2015-02-02 16:35:58 +11:00 · 2015-02-02 16:35:58 +11:00 · b139aa92ba
parent 0962ffc095
commit b139aa92ba
1 changed files with 20 additions and 1 deletions
--- a/spacy/structs.pxd
+++ b/spacy/structs.pxd
@ -1,4 +1,4 @@
-from libc.stdint cimport uint8_t, uint32_t
+from libc.stdint cimport int8_t, uint8_t, uint16_t, uint32_t

 from .typedefs cimport flags_t, attr_t, id_t, hash_t
 from .parts_of_speech cimport univ_pos_t
@ -42,9 +42,28 @@ cdef struct PosTag:
    univ_pos_t pos


+# Start and end will be offsets: i + ent.start will always take you to the
+# "next" entity start. If inside an entity, ent.start will be negative ---
+# the next entity is the start of the one the token is inside.  If i _is_
+# the start of an entity, then ent.start will be the beginning of the next one.
+#
+# The same/inverse is true for end.
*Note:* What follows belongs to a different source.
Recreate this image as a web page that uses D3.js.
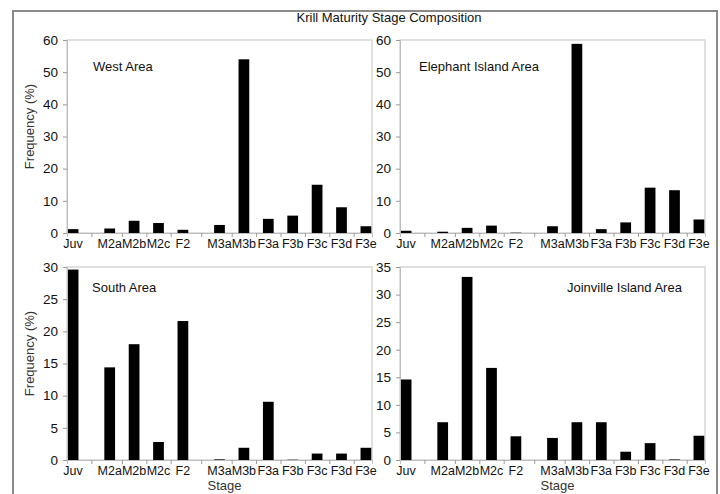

If ent.end has a negative value, we are either
+# at the end of an entity, or outside one.  If we're inside an entity, ent.end
+# will have a positive value.
+#
+# This allows us to easily find the span of an entity we might be inside, while
+# naturally sharing an API with iterating through all entities in the sentence
+cdef struct Entity:
+    int32_t tag
+    uint16_t flags
+    int8_t start
+    int8_t end
+
+
 cdef struct TokenC:
    const LexemeC* lex
    Morphology morph
+    Entity ent
    univ_pos_t pos
    int tag
    int idx